## [TASK]
A single run of lines is to be printed exactly: starting at the line with "Write a web" and ending at the line with "var yMax = 5;", both included. Leave the pictures out.

## [RECORD SET]
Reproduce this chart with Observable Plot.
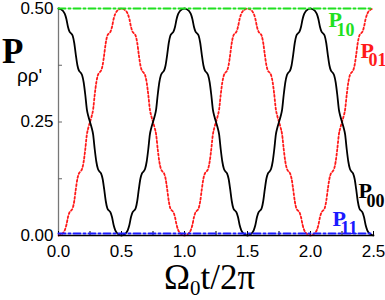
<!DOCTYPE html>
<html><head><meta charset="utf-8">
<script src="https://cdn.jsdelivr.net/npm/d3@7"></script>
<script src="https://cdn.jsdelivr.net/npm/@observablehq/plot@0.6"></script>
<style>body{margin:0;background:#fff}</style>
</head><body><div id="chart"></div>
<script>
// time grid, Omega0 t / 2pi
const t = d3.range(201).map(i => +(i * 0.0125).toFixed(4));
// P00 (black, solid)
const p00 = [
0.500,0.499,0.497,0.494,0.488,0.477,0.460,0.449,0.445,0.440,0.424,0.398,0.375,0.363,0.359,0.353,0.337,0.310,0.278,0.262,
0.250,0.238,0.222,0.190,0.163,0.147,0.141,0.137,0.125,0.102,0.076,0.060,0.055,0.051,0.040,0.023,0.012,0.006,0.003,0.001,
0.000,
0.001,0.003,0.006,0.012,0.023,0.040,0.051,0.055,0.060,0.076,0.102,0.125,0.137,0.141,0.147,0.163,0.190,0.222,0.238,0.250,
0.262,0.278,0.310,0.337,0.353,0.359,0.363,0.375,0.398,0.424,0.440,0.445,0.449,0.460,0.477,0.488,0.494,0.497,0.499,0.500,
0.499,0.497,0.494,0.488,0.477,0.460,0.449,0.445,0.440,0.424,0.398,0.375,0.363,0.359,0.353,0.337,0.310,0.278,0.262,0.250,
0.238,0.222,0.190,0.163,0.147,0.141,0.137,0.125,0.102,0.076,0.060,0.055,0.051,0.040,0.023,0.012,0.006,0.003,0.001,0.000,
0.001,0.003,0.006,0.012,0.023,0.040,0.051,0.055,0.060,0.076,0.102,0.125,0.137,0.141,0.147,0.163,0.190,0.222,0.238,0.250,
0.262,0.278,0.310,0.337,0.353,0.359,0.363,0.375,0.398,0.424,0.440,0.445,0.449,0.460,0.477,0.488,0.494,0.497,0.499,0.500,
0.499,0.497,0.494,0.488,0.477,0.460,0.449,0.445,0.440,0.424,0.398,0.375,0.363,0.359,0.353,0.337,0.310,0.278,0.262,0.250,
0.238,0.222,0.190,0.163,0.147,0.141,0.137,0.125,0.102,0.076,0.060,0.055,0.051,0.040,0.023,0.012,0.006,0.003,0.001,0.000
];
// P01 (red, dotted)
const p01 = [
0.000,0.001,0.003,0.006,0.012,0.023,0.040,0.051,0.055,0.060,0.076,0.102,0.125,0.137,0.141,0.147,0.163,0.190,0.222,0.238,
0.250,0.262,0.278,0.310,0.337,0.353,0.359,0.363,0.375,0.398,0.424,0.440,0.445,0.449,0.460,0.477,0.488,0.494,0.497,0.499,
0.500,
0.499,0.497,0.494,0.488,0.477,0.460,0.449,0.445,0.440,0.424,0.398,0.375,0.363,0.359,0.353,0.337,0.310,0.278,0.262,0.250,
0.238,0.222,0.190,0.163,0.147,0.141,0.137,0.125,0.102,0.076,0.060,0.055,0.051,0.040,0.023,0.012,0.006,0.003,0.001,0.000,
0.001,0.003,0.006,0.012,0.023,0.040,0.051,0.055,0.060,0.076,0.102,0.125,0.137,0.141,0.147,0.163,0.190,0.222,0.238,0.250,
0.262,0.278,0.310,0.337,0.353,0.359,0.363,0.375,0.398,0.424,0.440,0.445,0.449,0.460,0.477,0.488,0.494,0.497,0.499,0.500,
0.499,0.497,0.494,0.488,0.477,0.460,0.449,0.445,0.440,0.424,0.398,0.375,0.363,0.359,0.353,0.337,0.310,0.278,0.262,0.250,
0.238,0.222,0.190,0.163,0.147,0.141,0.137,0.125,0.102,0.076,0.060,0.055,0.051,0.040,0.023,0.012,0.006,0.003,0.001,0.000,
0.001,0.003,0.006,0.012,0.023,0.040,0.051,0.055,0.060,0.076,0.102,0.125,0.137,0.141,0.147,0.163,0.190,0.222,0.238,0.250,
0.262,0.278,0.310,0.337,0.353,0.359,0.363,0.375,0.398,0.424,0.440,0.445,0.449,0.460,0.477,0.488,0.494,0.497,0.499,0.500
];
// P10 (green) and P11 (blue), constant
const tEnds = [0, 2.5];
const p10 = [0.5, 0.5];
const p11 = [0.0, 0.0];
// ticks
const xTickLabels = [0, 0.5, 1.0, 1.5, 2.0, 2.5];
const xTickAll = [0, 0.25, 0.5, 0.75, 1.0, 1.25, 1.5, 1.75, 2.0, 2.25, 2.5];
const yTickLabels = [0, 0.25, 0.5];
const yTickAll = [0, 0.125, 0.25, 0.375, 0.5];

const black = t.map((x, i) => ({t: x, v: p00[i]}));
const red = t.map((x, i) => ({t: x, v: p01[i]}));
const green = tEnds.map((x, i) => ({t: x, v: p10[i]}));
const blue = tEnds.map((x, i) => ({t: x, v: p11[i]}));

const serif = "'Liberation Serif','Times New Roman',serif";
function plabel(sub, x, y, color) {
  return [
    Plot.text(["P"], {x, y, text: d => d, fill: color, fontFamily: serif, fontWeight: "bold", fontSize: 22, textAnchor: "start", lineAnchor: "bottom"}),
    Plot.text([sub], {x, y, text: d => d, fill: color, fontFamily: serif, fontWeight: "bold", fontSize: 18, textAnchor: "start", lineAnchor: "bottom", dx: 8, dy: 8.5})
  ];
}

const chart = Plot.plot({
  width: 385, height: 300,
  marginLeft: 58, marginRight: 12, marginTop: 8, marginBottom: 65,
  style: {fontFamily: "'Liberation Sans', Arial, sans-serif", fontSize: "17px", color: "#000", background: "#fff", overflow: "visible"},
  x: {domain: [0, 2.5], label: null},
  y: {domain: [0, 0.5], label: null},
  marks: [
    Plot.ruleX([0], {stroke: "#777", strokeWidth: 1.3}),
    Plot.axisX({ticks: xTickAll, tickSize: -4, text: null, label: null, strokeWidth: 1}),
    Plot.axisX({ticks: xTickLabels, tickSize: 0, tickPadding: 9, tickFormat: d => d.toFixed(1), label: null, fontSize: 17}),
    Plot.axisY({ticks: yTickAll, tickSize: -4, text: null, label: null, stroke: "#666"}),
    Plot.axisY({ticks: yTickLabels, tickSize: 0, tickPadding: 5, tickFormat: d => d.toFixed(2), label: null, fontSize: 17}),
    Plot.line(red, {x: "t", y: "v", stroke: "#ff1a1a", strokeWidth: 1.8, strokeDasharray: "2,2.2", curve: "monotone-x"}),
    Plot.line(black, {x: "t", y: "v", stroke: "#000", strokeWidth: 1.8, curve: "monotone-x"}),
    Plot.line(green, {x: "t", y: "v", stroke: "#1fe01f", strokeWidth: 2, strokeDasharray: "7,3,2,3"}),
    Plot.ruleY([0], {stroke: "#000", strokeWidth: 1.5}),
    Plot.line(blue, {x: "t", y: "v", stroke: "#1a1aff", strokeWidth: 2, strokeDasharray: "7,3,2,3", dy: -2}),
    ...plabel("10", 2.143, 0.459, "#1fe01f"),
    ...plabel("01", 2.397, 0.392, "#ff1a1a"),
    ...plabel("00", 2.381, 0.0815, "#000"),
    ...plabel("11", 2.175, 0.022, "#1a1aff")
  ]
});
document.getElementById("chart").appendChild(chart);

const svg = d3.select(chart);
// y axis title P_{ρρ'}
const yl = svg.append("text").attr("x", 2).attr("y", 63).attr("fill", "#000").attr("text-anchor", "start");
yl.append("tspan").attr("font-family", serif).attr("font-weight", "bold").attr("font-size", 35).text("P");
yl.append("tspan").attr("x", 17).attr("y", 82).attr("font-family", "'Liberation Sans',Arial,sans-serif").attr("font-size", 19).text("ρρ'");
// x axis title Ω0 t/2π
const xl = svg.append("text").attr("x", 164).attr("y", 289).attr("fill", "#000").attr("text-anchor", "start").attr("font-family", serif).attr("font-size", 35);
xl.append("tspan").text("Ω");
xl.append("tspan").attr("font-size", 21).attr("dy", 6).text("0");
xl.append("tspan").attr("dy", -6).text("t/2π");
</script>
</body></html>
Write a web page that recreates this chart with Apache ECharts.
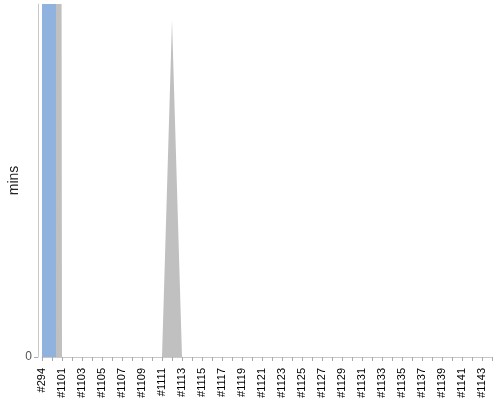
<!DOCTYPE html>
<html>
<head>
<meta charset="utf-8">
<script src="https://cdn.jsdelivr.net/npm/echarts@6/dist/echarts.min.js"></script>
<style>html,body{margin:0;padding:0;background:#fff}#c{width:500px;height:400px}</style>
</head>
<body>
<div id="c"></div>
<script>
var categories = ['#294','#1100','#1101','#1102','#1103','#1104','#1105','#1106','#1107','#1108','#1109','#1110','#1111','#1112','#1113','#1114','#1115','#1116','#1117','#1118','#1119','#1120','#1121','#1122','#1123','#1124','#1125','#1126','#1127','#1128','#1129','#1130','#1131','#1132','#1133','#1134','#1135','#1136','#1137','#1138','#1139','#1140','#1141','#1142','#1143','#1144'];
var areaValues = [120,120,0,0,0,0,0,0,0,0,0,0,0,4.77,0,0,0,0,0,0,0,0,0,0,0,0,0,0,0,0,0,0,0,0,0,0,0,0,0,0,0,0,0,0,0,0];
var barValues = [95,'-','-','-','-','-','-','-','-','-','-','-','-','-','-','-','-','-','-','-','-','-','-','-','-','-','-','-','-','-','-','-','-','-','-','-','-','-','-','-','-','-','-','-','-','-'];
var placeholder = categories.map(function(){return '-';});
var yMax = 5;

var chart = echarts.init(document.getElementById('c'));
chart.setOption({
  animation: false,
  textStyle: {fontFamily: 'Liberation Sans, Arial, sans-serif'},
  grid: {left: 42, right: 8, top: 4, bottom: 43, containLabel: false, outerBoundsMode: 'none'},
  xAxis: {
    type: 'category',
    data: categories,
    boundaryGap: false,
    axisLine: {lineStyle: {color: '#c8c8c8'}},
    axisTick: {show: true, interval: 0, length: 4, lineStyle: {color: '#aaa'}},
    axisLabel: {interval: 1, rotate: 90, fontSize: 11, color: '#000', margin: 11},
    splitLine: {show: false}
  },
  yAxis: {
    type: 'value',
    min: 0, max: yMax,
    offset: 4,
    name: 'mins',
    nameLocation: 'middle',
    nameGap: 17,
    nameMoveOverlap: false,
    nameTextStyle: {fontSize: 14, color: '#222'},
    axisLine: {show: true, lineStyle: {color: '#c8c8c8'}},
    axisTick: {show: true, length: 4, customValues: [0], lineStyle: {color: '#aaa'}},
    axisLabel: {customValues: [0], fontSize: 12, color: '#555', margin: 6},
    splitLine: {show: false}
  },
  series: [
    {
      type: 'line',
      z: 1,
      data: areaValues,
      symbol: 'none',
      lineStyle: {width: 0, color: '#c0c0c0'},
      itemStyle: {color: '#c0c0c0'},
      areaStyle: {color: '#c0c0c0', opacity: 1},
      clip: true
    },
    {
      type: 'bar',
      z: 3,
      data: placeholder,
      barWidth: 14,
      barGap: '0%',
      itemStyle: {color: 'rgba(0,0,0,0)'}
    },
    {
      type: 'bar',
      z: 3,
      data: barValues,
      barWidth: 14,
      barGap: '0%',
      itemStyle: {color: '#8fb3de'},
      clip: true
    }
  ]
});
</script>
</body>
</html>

## [RESULT]
Write a web page that recreates this chart with Apache ECharts.
<!DOCTYPE html>
<html>
<head>
<meta charset="utf-8">
<script src="https://cdn.jsdelivr.net/npm/echarts@6/dist/echarts.min.js"></script>
<style>html,body{margin:0;padding:0;background:#fff}#c{width:500px;height:400px}</style>
</head>
<body>
<div id="c"></div>
<script>
var categories = ['#294','#1100','#1101','#1102','#1103','#1104','#1105','#1106','#1107','#1108','#1109','#1110','#1111','#1112','#1113','#1114','#1115','#1116','#1117','#1118','#1119','#1120','#1121','#1122','#1123','#1124','#1125','#1126','#1127','#1128','#1129','#1130','#1131','#1132','#1133','#1134','#1135','#1136','#1137','#1138','#1139','#1140','#1141','#1142','#1143','#1144'];
var areaValues = [120,120,0,0,0,0,0,0,0,0,0,0,0,4.77,0,0,0,0,0,0,0,0,0,0,0,0,0,0,0,0,0,0,0,0,0,0,0,0,0,0,0,0,0,0,0,0];
var barValues = [95,'-','-','-','-','-','-','-','-','-','-','-','-','-','-','-','-','-','-','-','-','-','-','-','-','-','-','-','-','-','-','-','-','-','-','-','-','-','-','-','-','-','-','-','-','-'];
var placeholder = categories.map(function(){return '-';});
var yMax = 5;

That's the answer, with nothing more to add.